BELLEAIR BLUFFS – Dogs may now legally accompany their owners to qualified Belleair Bluffs restaurants.
Dog dining has become a common practice in the city, though it was never officially allowed before the City Commission passed on final reading a dog friendly dining ordinance at the Sept. 16 City Commission meeting.
The practice is still permitted only in outdoor dining areas of restaurants that meet specified criteria. To qualify as dog-friendly, a restaurant owner must be licensed and pay for a permit, have hand sanitizers available, and allow the dogs only in designated outdoor areas. The dogs must be leashed and are not permitted on chairs or tables.
Passage of an ordinance making dog dining legal removes a dilemma the city has had in dealing with what had become a common occurrence at a few restaurants. At an early discussion of the issue, City Clerk Debra Sullivan said, “We can’t continue to turn a blind eye to something that is illegal.”
Mayor Chris Arbutine responded, “It would be very embarrassing to send a deputy in to take a dog out.”
Commission members appeared pleased to add dog-friendly dining to the city’s menu of attractions.
Commissioner Joseph Barkley said, “This is important to keep Belleair Bluffs in line with other communities that have adopted similar ordinances and will help the restaurateurs.”
Commissioner Jack Nazario said allowing dog dining “is in line with the feelings of the populace that want to sit down outside with their pets.”
Only those restaurants with outdoor dining areas can offer dog-friendly dining. The animals are never permitted indoors.
Settlement reached with former fire chief
An agreement to settle a lawsuit against the city brought by former Belleair Bluffs Fire Chief Patrick Competelli was announced by City Attorney Thomas Trask. Competelli was fired by Mayor Arbutine in 2009.
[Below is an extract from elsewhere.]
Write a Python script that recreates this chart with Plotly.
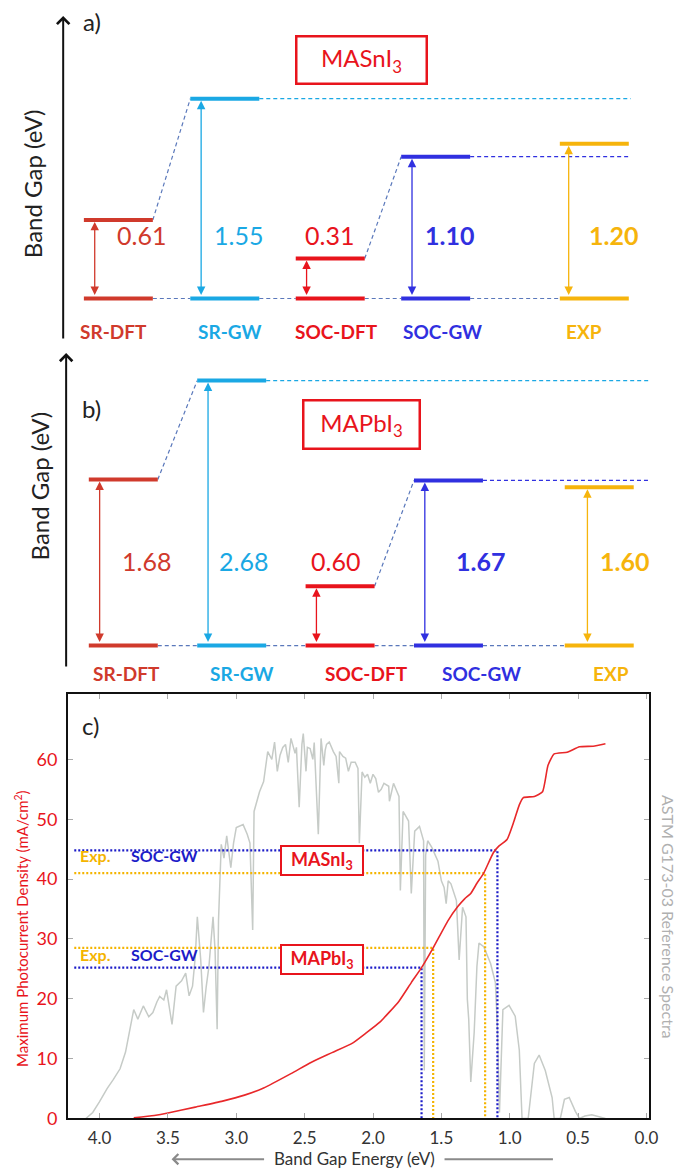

Under terms of the agreement reached through mediation, Competelli will receive $225,000 as a full settlement. The city will pay half the amount with the rest paid by its insurance carrier. The attorneys in the case will bear their own fees and costs, Trask said.
The agreement frees the city from any other obligations to Competelli, Trask said. “I do not foresee anything else coming out of this,” he said.
Resident Dave Fynan, who has been critical of the city’s handling of the fire pension payment made to its former firefighters, said the settlement with Competelli is another example where the mishandling of a situation has cost the taxpayers.
“I would urge this body (commission) to be a little more deliberate, and to realize this is a democracy, not a dictatorship,” he said.
Fynan added he believed the city’s “cookie jar” of money “has got to be getting empty, and you’re going back and asking for a utility tax and other fees to fill it back up again.”
Arbutine defended the city’s actions, saying “we did the best we could.” Money was saved by contracting out for fire services, he said, and Competelli’s payment “was about what he would have received anyway as a severance package.”
Arbutine said the settlements with the firefighters and Competelli mean “we are free from the pension plan, free from the obligations, and we need to move on.”